PROMPT:
Set the listing down unchanged, minus every embedded image.

DATA SEGMENT:
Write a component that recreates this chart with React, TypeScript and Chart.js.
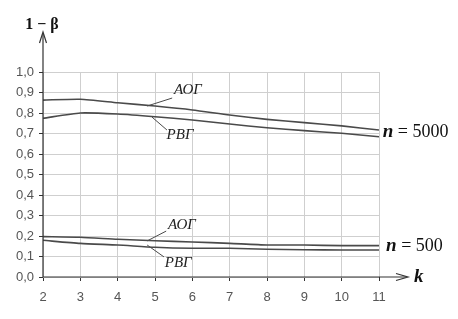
import React, { useEffect, useRef } from "react";
import { Chart, registerables } from "chart.js";

Chart.register(...registerables);

const kValues = [2, 3, 4, 5, 6, 7, 8, 9, 10, 11];
const aogN5000 = [0.863, 0.867, 0.85, 0.834, 0.815, 0.79, 0.769, 0.753, 0.737, 0.717];
const rvgN5000 = [0.774, 0.8, 0.795, 0.782, 0.766, 0.746, 0.728, 0.714, 0.701, 0.684];
const aogN500 = [0.197, 0.194, 0.184, 0.177, 0.171, 0.164, 0.156, 0.156, 0.153, 0.153];
const rvgN500 = [0.179, 0.164, 0.156, 0.145, 0.14, 0.14, 0.135, 0.133, 0.132, 0.132];

const yTitle = "1 − β";
const xTitle = "k";
const seriesLabels = ["АОГ", "РВГ"];
const groupLabels = ["5000", "500"];

const LINE = "#4a4a4a";
const GRID = "#cfcfcf";
const AXIS = "#333333";

const App = () => {
  const ref = useRef<HTMLCanvasElement | null>(null);
  useEffect(() => {
    if (!ref.current) return;
    const mk = (arr: number[]) => kValues.map((k, i) => ({ x: k, y: arr[i] }));
    const ds = (arr: number[]) => ({
      data: mk(arr),
      borderColor: LINE,
      borderWidth: 1.6,
      pointRadius: 0,
      fill: false,
      tension: 0.2,
    });
    const overlay = {
      id: "overlay",
      afterDraw(chart: any) {
        const ctx = chart.ctx;
        const xs = chart.scales.x;
        const ys = chart.scales.y;
        const X = (v: number) => xs.getPixelForValue(v);
        const Y = (v: number) => ys.getPixelForValue(v);
        const ca = chart.chartArea;
        ctx.save();
        // axes
        ctx.strokeStyle = AXIS;
        ctx.lineWidth = 1.2;
        ctx.beginPath();
        ctx.moveTo(ca.left, ca.bottom);
        ctx.lineTo(ca.left, 33);
        ctx.moveTo(ca.left, ca.bottom);
        ctx.lineTo(407, ca.bottom);
        ctx.stroke();
        // arrowheads
        ctx.beginPath();
        ctx.moveTo(ca.left - 3.5, 43);
        ctx.lineTo(ca.left, 32);
        ctx.lineTo(ca.left + 3.5, 43);
        ctx.moveTo(396, ca.bottom - 3.5);
        ctx.lineTo(408, ca.bottom);
        ctx.lineTo(396, ca.bottom + 3.5);
        ctx.stroke();
        // titles
        ctx.fillStyle = "#111";
        ctx.textBaseline = "middle";
        ctx.textAlign = "center";
        ctx.font = "bold 16px 'Liberation Serif'";
        ctx.fillText(yTitle, 42, 25);
        ctx.textAlign = "left";
        ctx.font = "bold italic 19px 'Liberation Serif'";
        ctx.fillText(xTitle, 414, ca.bottom);
        // leaders
        ctx.strokeStyle = LINE;
        ctx.lineWidth = 1;
        const leader = (x1: number, y1: number, x2: number, y2: number) => {
          ctx.beginPath();
          ctx.moveTo(X(x1), Y(y1));
          ctx.lineTo(X(x2), Y(y2));
          ctx.stroke();
        };
        leader(4.79, 0.834, 5.46, 0.873);
        leader(4.92, 0.78, 5.32, 0.717);
        leader(4.79, 0.176, 5.3, 0.224);
        leader(4.79, 0.156, 5.24, 0.098);
        ctx.fillStyle = "#222";
        ctx.textAlign = "center";
        ctx.font = "italic 15px 'Liberation Serif'";
        ctx.fillText(seriesLabels[0], X(5.88), Y(0.912));
        ctx.fillText(seriesLabels[1], X(5.67), Y(0.693));
        ctx.fillText(seriesLabels[0], X(5.72), Y(0.254));
        ctx.fillText(seriesLabels[1], X(5.62), Y(0.068));
        // n labels
        const nLabel = (x: number, y: number, txt: string) => {
          ctx.textAlign = "left";
          ctx.fillStyle = "#111";
          ctx.font = "bold italic 19px 'Liberation Serif'";
          const px = X(x);
          const py = Y(y);
          ctx.fillText("n", px, py);
          const w = ctx.measureText("n").width;
          ctx.font = "18px 'Liberation Serif'";
          ctx.fillText(" = " + txt, px + w, py);
        };
        nLabel(11.1, 0.707, groupLabels[0]);
        nLabel(11.19, 0.151, groupLabels[1]);
        ctx.restore();
      },
    };
    const chart = new Chart(ref.current, {
      type: "line",
      data: {
        datasets: [ds(aogN5000), ds(rvgN5000), ds(aogN500), ds(rvgN500)],
      },
      options: {
        animation: false,
        responsive: true,
        maintainAspectRatio: false,
        layout: { padding: { left: 0, top: 72, right: 79, bottom: 0 } },
        plugins: { legend: { display: false }, tooltip: { enabled: false } },
        scales: {
          x: {
            type: "linear",
            min: 2,
            max: 11,
            afterFit: (s: any) => {
              s.height = 42;
            },
            ticks: {
              stepSize: 1,
              color: "#555",
              font: { family: "'Liberation Sans'", size: 13 },
              padding: 9,
            },
            grid: { color: GRID, tickColor: AXIS, tickLength: 4, lineWidth: 1 },
            border: { display: false },
          },
          y: {
            min: 0,
            max: 1,
            afterFit: (s: any) => {
              s.width = 43;
            },
            ticks: {
              stepSize: 0.1,
              color: "#555",
              font: { family: "'Liberation Sans'", size: 13 },
              padding: 5,
              callback: (v: any) => (Math.round(Number(v) * 10) / 10).toFixed(1).replace(".", ","),
            },
            grid: { color: GRID, tickColor: AXIS, tickLength: 4, lineWidth: 1 },
            border: { display: false },
          },
        },
      },
      plugins: [overlay],
    } as any);
    return () => chart.destroy();
  }, []);
  return (
    <div style={{ position: "absolute", left: 0, top: 0, width: 458, height: 319, background: "#fff" }}>
      <canvas ref={ref} />
    </div>
  );
};

export default App;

COMPLETE OUTPUT:
Write a component that recreates this chart with React, TypeScript and Chart.js.
import React, { useEffect, useRef } from "react";
import { Chart, registerables } from "chart.js";

Chart.register(...registerables);

const kValues = [2, 3, 4, 5, 6, 7, 8, 9, 10, 11];
const aogN5000 = [0.863, 0.867, 0.85, 0.834, 0.815, 0.79, 0.769, 0.753, 0.737, 0.717];
const rvgN5000 = [0.774, 0.8, 0.795, 0.782, 0.766, 0.746, 0.728, 0.714, 0.701, 0.684];
const aogN500 = [0.197, 0.194, 0.184, 0.177, 0.171, 0.164, 0.156, 0.156, 0.153, 0.153];
const rvgN500 = [0.179, 0.164, 0.156, 0.145, 0.14, 0.14, 0.135, 0.133, 0.132, 0.132];

const yTitle = "1 − β";
const xTitle = "k";
const seriesLabels = ["АОГ", "РВГ"];
const groupLabels = ["5000", "500"];

const LINE = "#4a4a4a";
const GRID = "#cfcfcf";
const AXIS = "#333333";

const App = () => {
  const ref = useRef<HTMLCanvasElement | null>(null);
  useEffect(() => {
    if (!ref.current) return;
    const mk = (arr: number[]) => kValues.map((k, i) => ({ x: k, y: arr[i] }));
    const ds = (arr: number[]) => ({
      data: mk(arr),
      borderColor: LINE,
      borderWidth: 1.6,
      pointRadius: 0,
      fill: false,
      tension: 0.2,
    });
    const overlay = {
      id: "overlay",
      afterDraw(chart: any) {
        const ctx = chart.ctx;
        const xs = chart.scales.x;
        const ys = chart.scales.y;
        const X = (v: number) => xs.getPixelForValue(v);
        const Y = (v: number) => ys.getPixelForValue(v);
        const ca = chart.chartArea;
        ctx.save();
        // axes
        ctx.strokeStyle = AXIS;
        ctx.lineWidth = 1.2;
        ctx.beginPath();
        ctx.moveTo(ca.left, ca.bottom);
        ctx.lineTo(ca.left, 33);
        ctx.moveTo(ca.left, ca.bottom);
        ctx.lineTo(407, ca.bottom);
        ctx.stroke();
        // arrowheads
        ctx.beginPath();
        ctx.moveTo(ca.left - 3.5, 43);
        ctx.lineTo(ca.left, 32);
        ctx.lineTo(ca.left + 3.5, 43);
        ctx.moveTo(396, ca.bottom - 3.5);
        ctx.lineTo(408, ca.bottom);
        ctx.lineTo(396, ca.bottom + 3.5);
        ctx.stroke();
        // titles
        ctx.fillStyle = "#111";
        ctx.textBaseline = "middle";
        ctx.textAlign = "center";
        ctx.font = "bold 16px 'Liberation Serif'";
        ctx.fillText(yTitle, 42, 25);
        ctx.textAlign = "left";
        ctx.font = "bold italic 19px 'Liberation Serif'";
        ctx.fillText(xTitle, 414, ca.bottom);
        // leaders
        ctx.strokeStyle = LINE;
        ctx.lineWidth = 1;
        const leader = (x1: number, y1: number, x2: number, y2: number) => {
          ctx.beginPath();
          ctx.moveTo(X(x1), Y(y1));
          ctx.lineTo(X(x2), Y(y2));
          ctx.stroke();
        };
        leader(4.79, 0.834, 5.46, 0.873);
        leader(4.92, 0.78, 5.32, 0.717);
        leader(4.79, 0.176, 5.3, 0.224);
        leader(4.79, 0.156, 5.24, 0.098);
        ctx.fillStyle = "#222";
        ctx.textAlign = "center";
        ctx.font = "italic 15px 'Liberation Serif'";
        ctx.fillText(seriesLabels[0], X(5.88), Y(0.912));
        ctx.fillText(seriesLabels[1], X(5.67), Y(0.693));
        ctx.fillText(seriesLabels[0], X(5.72), Y(0.254));
        ctx.fillText(seriesLabels[1], X(5.62), Y(0.068));
        // n labels
        const nLabel = (x: number, y: number, txt: string) => {
          ctx.textAlign = "left";
          ctx.fillStyle = "#111";
          ctx.font = "bold italic 19px 'Liberation Serif'";
          const px = X(x);
          const py = Y(y);
          ctx.fillText("n", px, py);
          const w = ctx.measureText("n").width;
          ctx.font = "18px 'Liberation Serif'";
          ctx.fillText(" = " + txt, px + w, py);
        };
        nLabel(11.1, 0.707, groupLabels[0]);
        nLabel(11.19, 0.151, groupLabels[1]);
        ctx.restore();
      },
    };
    const chart = new Chart(ref.current, {
      type: "line",
      data: {
        datasets: [ds(aogN5000), ds(rvgN5000), ds(aogN500), ds(rvgN500)],
      },
      options: {
        animation: false,
        responsive: true,
        maintainAspectRatio: false,
        layout: { padding: { left: 0, top: 72, right: 79, bottom: 0 } },
        plugins: { legend: { display: false }, tooltip: { enabled: false } },
        scales: {
          x: {
            type: "linear",
            min: 2,
            max: 11,
            afterFit: (s: any) => {
              s.height = 42;
            },
            ticks: {
              stepSize: 1,
              color: "#555",
              font: { family: "'Liberation Sans'", size: 13 },
              padding: 9,
            },
            grid: { color: GRID, tickColor: AXIS, tickLength: 4, lineWidth: 1 },
            border: { display: false },
          },
          y: {
            min: 0,
            max: 1,
            afterFit: (s: any) => {
              s.width = 43;
            },
            ticks: {
              stepSize: 0.1,
              color: "#555",
              font: { family: "'Liberation Sans'", size: 13 },
              padding: 5,
              callback: (v: any) => (Math.round(Number(v) * 10) / 10).toFixed(1).replace(".", ","),
            },
            grid: { color: GRID, tickColor: AXIS, tickLength: 4, lineWidth: 1 },
            border: { display: false },
          },
        },
      },
      plugins: [overlay],
    } as any);
    return () => chart.destroy();
  }, []);
  return (
    <div style={{ position: "absolute", left: 0, top: 0, width: 458, height: 319, background: "#fff" }}>
      <canvas ref={ref} />
    </div>
  );
};

export default App;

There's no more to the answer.